[BEGIN Data rows]

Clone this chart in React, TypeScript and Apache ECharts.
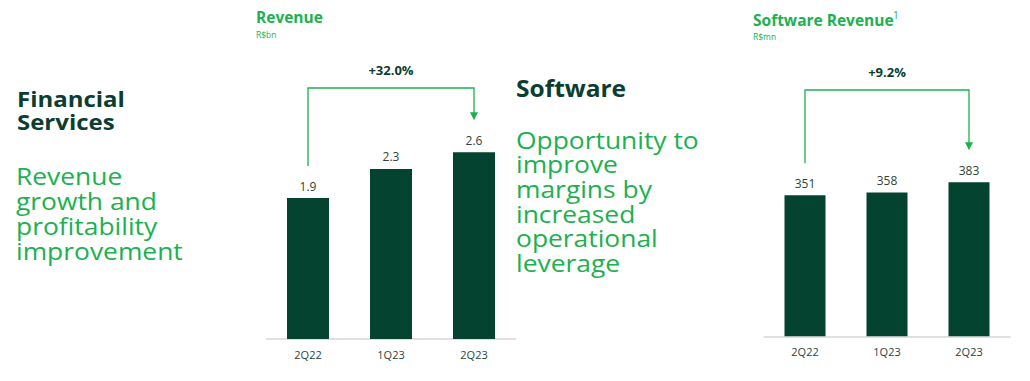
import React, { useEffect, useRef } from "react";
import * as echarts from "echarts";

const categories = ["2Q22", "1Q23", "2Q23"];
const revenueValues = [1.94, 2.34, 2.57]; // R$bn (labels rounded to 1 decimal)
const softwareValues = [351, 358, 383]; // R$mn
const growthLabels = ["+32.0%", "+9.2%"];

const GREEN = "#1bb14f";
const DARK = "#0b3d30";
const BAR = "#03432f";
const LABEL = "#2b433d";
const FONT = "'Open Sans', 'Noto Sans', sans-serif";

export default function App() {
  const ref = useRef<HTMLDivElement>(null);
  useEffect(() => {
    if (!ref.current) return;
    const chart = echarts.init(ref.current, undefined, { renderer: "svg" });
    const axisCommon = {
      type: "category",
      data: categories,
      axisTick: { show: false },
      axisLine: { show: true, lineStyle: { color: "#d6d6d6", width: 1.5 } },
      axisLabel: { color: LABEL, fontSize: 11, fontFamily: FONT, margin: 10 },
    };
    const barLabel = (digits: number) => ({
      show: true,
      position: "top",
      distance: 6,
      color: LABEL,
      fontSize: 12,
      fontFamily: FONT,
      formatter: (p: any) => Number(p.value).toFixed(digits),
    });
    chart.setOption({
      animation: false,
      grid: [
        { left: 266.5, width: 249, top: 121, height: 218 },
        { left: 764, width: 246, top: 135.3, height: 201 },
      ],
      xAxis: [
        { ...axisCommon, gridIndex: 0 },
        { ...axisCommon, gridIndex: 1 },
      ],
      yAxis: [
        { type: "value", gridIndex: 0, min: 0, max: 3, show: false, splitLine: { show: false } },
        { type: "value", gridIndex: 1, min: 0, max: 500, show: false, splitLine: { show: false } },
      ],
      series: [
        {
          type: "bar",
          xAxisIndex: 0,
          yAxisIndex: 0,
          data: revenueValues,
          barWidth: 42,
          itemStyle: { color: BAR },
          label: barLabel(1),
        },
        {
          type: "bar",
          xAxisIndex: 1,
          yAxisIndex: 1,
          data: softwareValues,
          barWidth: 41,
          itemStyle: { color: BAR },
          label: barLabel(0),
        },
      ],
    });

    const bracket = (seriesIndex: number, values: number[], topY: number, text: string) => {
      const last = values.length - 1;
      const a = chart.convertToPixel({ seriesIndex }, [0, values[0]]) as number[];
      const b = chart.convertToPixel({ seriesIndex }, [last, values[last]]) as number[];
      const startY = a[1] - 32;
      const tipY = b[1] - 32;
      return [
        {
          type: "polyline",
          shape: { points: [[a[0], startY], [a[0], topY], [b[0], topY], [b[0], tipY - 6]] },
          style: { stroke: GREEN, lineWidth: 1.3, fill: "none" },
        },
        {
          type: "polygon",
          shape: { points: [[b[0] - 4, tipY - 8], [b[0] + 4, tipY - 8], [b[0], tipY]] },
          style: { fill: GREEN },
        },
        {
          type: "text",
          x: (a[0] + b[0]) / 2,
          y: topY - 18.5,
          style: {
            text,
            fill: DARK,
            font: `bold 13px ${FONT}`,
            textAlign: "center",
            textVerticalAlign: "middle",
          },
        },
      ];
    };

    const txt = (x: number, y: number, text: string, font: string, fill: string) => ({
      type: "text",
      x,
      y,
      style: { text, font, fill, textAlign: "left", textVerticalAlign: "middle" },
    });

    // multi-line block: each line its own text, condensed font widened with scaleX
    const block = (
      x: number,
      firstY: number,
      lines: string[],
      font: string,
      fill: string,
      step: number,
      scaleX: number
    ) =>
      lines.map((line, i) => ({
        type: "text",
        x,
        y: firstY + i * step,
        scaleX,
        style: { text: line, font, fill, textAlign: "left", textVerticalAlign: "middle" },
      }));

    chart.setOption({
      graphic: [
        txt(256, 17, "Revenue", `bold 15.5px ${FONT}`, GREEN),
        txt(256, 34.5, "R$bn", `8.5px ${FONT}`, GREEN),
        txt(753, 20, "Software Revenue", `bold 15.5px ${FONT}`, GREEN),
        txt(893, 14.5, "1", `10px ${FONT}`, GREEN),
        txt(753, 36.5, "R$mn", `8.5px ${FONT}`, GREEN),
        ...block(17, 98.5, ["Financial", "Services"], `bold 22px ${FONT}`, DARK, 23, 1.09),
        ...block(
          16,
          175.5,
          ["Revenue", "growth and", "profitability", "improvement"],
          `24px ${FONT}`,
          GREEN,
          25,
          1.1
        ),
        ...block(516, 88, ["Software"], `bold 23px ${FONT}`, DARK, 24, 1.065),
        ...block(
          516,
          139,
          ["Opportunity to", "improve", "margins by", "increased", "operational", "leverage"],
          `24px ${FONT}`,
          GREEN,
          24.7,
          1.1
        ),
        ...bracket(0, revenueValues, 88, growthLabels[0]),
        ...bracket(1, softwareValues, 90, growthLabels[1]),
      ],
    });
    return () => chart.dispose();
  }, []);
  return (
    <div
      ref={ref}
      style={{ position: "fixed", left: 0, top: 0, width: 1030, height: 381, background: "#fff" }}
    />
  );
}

[END Data rows]
[BEGIN Data rows]

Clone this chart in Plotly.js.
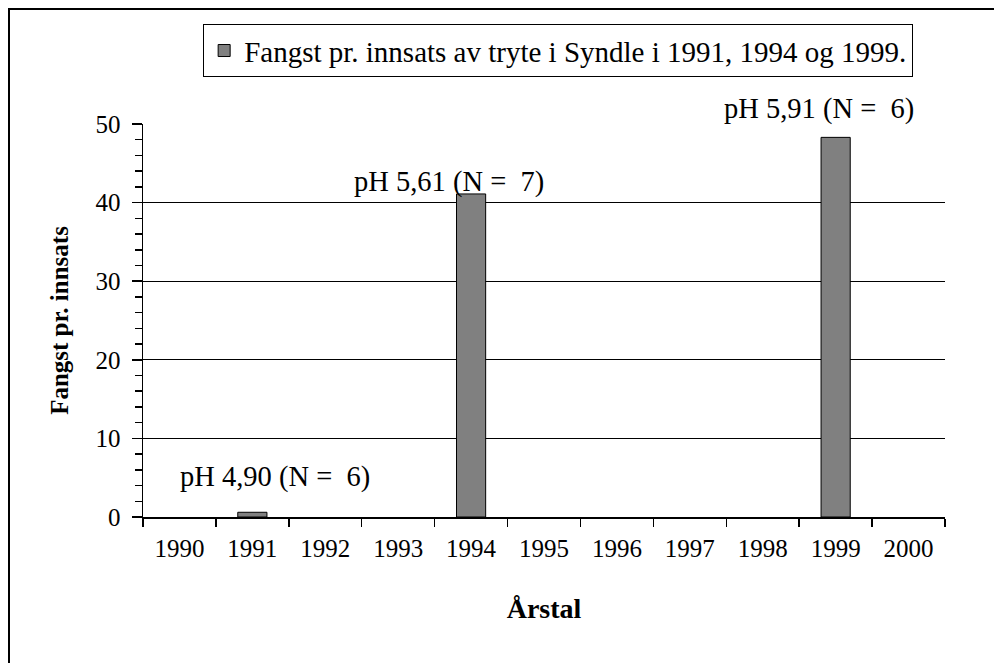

[END Data rows]

## Exercise brief:
Work out how many lines in the records above contain the word "React", and reply with that number alone.

## Solution for this problem:
2